This Dutch oven recipe takes a little bit of extra time, but the end result is worth every anxious moment.
I love Dutch oven cooking, especially since it’s a year round activity!
Dutch Oven Sweet Rosemary Rolls
2 cups whole wheat flour
3 Tbs. fresh rosemary; finely chopped
2 Tbs. active dry yeast
2 tsp. salt
2 1/4 cups warm water; 120° F.
1/2 cup honey
3 Tbs. olive oil
3-4 cups white bread flour
cornmeal
Glaze
2 Tbs. honey
2 Tbs. warm water
In a mixing bowl add flour, rosemary, yeast and salt. Stir to mix. Add warm water, honey, and olive oil; mix well.
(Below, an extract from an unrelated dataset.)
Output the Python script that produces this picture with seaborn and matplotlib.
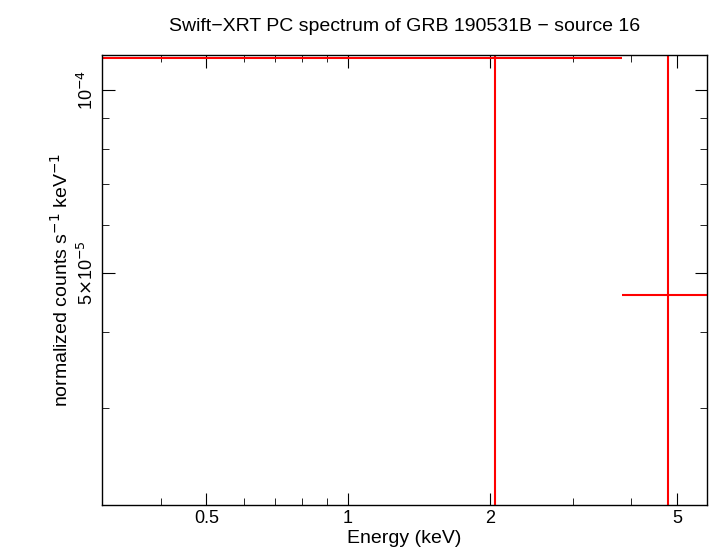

Stir in white bread flour 1 cup at a time until a soft dough is formed.
Turn dough onto a floured surface and knead for 5-7 minutes, adding flour as necessary until dough is smooth and elastic. Set dough in a ightly oiled bowl then turn dough over so the top has a light coating of oil. Cover bowl with plastic wrap or a towel and set in a warm place free from drafts to raise until doubled in size, about 1 hour.
Lightly grease the edges of a 12″ Dutch oven, then dust bottom of Dutch oven with cornmeal.
Place raised dough on a lightly floured board and punch down. Cut dough into 13 pieces. Form pieces into balls and place them in the prepared Dutch oven, 8 pieces around the ouside edge, 4 in an inner circle, and 1 in the center. Place lid on the Dutch oven and let raise for 30 minutes.
In a small cup or bowl combine honey with water and stir until honey is dissolved. Brush rolls lightly with glaze then bake using 10-12 briquettes on the bottom and 18-20 briquettes top for 20-25 minutes until rolls are golden brown. To ensure even browning make sure to rotate the oven and lid in opposite directions every 5-10 minutes.